§ Exercise directions
Below are some records; quote exactly the lines from the one that contains "Rebuild this chart" through the one that contains "from matplotlib.patches import", inclusive, and no others.

§ Given records
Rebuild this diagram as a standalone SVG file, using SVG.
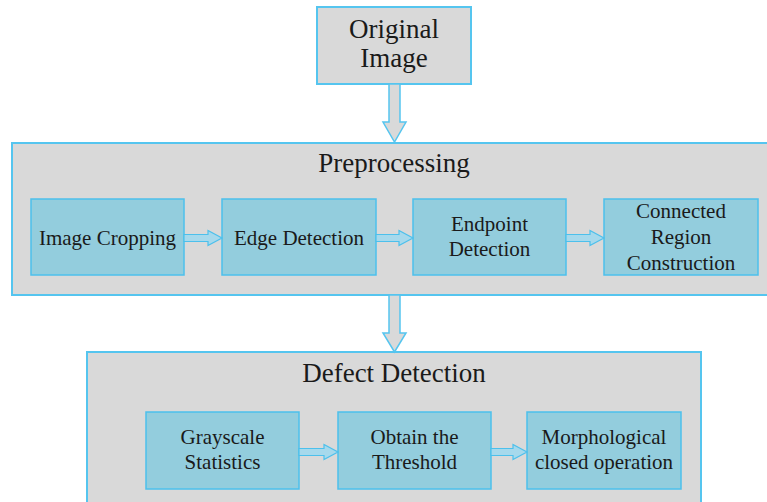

--

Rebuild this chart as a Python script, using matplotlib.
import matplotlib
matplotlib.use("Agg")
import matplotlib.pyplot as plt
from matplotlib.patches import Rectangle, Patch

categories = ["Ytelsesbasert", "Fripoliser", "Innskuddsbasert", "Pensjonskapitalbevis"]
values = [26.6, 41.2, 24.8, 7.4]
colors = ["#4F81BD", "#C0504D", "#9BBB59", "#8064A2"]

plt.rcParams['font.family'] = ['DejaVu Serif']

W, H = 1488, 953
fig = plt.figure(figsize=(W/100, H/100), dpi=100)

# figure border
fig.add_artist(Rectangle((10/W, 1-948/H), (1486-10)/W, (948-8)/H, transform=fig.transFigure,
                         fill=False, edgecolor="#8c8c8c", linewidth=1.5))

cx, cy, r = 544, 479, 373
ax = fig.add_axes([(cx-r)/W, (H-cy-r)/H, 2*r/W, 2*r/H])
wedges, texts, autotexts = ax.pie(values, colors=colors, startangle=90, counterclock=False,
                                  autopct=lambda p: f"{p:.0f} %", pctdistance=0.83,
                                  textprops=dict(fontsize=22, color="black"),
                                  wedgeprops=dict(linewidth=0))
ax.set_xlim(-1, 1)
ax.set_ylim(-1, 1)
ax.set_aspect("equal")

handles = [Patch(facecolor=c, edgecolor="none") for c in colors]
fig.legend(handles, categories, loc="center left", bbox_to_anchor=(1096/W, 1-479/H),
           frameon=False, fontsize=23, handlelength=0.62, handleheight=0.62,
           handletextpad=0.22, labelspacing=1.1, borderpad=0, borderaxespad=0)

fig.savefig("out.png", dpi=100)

* * *

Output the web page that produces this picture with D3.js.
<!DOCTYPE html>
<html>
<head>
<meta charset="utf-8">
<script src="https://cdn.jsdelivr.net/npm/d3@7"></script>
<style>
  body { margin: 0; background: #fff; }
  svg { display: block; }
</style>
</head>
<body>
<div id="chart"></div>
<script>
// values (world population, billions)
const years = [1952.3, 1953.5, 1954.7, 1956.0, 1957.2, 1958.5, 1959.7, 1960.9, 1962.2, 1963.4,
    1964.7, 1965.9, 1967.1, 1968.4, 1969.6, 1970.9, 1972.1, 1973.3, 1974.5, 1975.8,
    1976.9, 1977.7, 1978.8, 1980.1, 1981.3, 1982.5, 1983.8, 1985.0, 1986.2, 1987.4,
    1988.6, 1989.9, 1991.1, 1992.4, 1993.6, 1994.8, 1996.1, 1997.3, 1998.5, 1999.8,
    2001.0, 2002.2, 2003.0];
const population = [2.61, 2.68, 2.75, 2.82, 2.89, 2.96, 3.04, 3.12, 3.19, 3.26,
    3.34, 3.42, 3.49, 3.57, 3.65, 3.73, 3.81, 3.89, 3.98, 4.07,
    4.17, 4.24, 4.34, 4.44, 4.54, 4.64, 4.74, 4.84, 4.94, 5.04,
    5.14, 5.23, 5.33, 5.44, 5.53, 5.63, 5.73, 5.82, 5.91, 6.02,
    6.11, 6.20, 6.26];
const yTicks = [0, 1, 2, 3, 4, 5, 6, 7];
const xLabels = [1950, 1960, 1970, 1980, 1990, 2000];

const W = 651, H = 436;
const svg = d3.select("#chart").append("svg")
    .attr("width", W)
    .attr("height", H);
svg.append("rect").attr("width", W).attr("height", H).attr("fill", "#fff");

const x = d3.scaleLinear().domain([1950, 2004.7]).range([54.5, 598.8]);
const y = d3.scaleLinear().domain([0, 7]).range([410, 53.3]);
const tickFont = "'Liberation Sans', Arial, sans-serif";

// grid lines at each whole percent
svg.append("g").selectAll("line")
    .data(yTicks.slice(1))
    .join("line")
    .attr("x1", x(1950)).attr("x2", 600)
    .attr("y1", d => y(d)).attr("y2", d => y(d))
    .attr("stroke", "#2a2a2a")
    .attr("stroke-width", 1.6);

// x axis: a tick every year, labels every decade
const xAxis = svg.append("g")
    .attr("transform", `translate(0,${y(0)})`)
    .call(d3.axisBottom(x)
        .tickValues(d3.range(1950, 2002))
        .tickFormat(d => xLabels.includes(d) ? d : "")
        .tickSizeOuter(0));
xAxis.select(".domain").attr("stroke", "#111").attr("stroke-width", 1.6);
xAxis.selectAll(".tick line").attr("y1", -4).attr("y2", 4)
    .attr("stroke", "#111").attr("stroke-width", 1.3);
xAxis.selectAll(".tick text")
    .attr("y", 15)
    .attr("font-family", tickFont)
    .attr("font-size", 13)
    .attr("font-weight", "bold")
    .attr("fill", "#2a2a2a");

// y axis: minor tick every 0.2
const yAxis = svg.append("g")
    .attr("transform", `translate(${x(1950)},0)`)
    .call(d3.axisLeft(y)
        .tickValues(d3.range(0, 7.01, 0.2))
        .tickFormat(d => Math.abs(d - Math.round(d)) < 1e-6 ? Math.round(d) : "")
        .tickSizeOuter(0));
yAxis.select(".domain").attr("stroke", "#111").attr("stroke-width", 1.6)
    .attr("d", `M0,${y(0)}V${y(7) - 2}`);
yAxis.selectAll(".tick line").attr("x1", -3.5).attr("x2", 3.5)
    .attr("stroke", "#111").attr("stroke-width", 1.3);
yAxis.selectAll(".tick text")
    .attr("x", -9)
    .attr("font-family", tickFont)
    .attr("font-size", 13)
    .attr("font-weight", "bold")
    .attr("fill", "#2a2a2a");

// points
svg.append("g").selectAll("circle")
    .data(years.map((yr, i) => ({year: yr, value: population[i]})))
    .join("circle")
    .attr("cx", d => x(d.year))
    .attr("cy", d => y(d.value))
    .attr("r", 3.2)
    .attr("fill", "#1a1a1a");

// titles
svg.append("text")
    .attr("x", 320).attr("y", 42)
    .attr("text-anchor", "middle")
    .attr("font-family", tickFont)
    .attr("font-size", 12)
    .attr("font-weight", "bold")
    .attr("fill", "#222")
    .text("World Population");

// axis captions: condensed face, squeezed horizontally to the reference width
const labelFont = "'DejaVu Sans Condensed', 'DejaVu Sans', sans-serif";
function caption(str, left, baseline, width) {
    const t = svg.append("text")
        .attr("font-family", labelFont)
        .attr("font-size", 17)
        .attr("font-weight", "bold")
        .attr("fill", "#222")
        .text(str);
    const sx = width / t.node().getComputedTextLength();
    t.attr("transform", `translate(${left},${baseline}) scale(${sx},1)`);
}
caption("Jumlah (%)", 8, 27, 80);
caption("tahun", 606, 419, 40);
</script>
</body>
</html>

§ Full output
Rebuild this chart as a Python script, using matplotlib.
import matplotlib
matplotlib.use("Agg")
import matplotlib.pyplot as plt
from matplotlib.patches import Rectangle, Patch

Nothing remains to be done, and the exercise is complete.